On October 25, 2016, the Company and Parent filed their respective notification and report forms under the Hart-Scott-Rodino Antitrust Improvements Act of 1976, as amended (the “HSR Act”), with the Antitrust Division of the Department of Justice (the “DOJ”) and the United States Federal Trade Commission (the “FTC”), which triggered the start of the HSR Act waiting period. The statutory waiting period was originally scheduled to expire on November 25, 2016. Effective November 25, 2016, with the Company’s prior consent, Parent voluntarily withdrew its HSR Act notification to provide the FTC an extension beyond the initial 30-day HSR Act waiting period to conduct its review. On November 29, 2016, Parent re-filed its HSR Act notification with the FTC and DOJ. The new waiting period under the HSR Act will expire on December 29, 2016, unless the DOJ or FTC grants early termination of the HSR Act waiting period or formally requests additional information concerning the Merger.

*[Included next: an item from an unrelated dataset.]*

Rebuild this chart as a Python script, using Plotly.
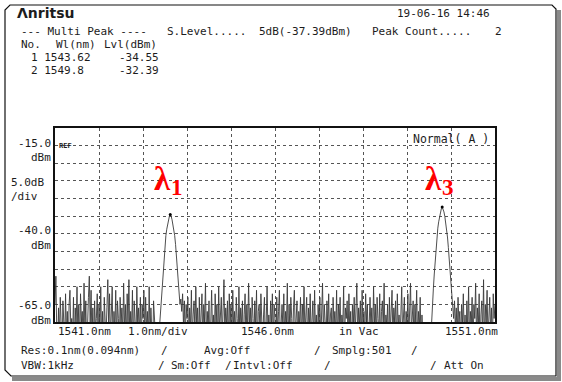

On October 25, 2016, the Company and Parent each filed with the Canadian Competition Bureau (the “Bureau”) pre-merger notification forms pursuant to Section 114(1) of the Competition Act (Canada) (the “Competition Act”), which triggered the start of the 30-day statutory waiting period under the Competition Act. The waiting period was originally scheduled to expire on November 24, 2016, unless a Supplementary Information Request (“SIR”) was issued by the Bureau pursuant to subsection 114(2) of the Competition Act. On November 24, 2016, the Company and Parent each received from the Bureau a SIR pursuant to subsection 114(2) of the Competition Act. The issuance of a SIR does not indicate that the Bureau has concluded that the transaction raises competition concerns. The SIR reflects a determination by the Bureau that it requires additional information to assess the proposed transaction. The Bureau’s decision has the effect of extending the waiting period applicable to the Merger under the Competition Act, before which the transaction is prohibited by law to close, until 30 days after the day on which the information requested in the SIR has been received by the Bureau from all SIR recipients. The Company and Parent intend to cooperate fully with this request.
Completion of the Merger remains subject to Company stockholder approval and other customary closing conditions, including (i) the expiration or termination of any applicable waiting period (and any extension thereof) under the HSR Act and (ii) the absence of any order, verdict, decision, writ, judgment, injunction, decree, rule, ruling, directive, stipulation, determination or award by a governmental entity of competent jurisdiction that is in effect and renders the Merger illegal, or prohibits, enjoins or otherwise prevents the Merger.